The Chishtis, established by Khwaja Moinuddin Chishti at Ajmer, embraced poverty, refused state patronage and land grants, kept away from rulers, and served the poor in the local language, making them deeply popular. The Suhrawardis, established by Bahauddin Zakariya at Multan, by contrast accepted state assistance, lived in comfort, owned property and associated openly with rulers, holding that wealth could serve charitable ends.
What is the constitutional significance of the Bhakti and Sufi movements?

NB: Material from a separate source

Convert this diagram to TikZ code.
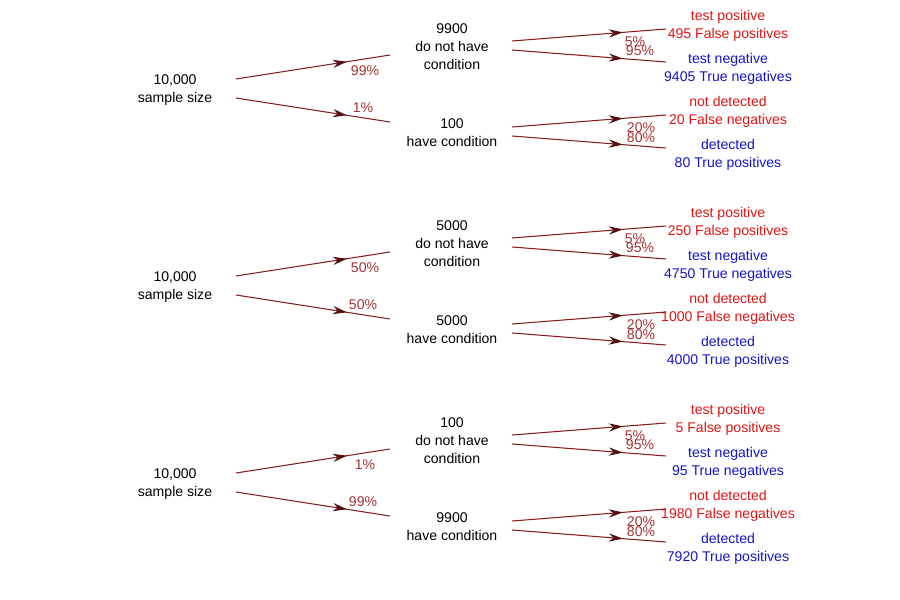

They created the composite, syncretic culture that the Constitution directs citizens to value and preserve under Article 51A(f), and to whose spirit of common brotherhood Article 51A(e) appeals. The Supreme Court drew on this heritage in Ms. Aruna Roy v. Union of India (AIR 2002 SC 3176), recognising composite culture and a positive secularism that promotes understanding among religions, building on S.R. Bommai v. Union of India (AIR 1994 SC 1918), which held secularism to be part of the basic structure.
Why is Kabir considered a bridge between Hinduism and Islam?
Kabir, a weaver of Varanasi possibly from a recently converted Muslim family and a disciple of Ramananda, attacked the externals of both faiths, the sacred thread and idol of the Hindus and the circumcision and qibla of the Muslims, while preaching devotion to a single formless God reached through love. His verses, compiled in the Bijak and also incorporated into the Sikh Guru Granth Sahib, drew on Hindu, Islamic and yogic ideas, making him a symbol of syncretic devotion.
What did Wahdat al-Wujud mean and why is it important?
Wahdat al-Wujud, the Unity of Being, associated with Ibn Arabi and influential in the Chishti order, held that all existence is ultimately a single reality identical with God. This monistic mysticism brought Sufi thought remarkably close to the non-dualist Advaita of Shankara and the nirguna devotion of Kabir, providing the philosophical meeting point at which the Sufi and Bhakti streams converged into a shared devotional culture. It was later contested by the Naqshbandi Shaikh Ahmad Sirhindi, who advocated Wahdat al-Shuhud instead.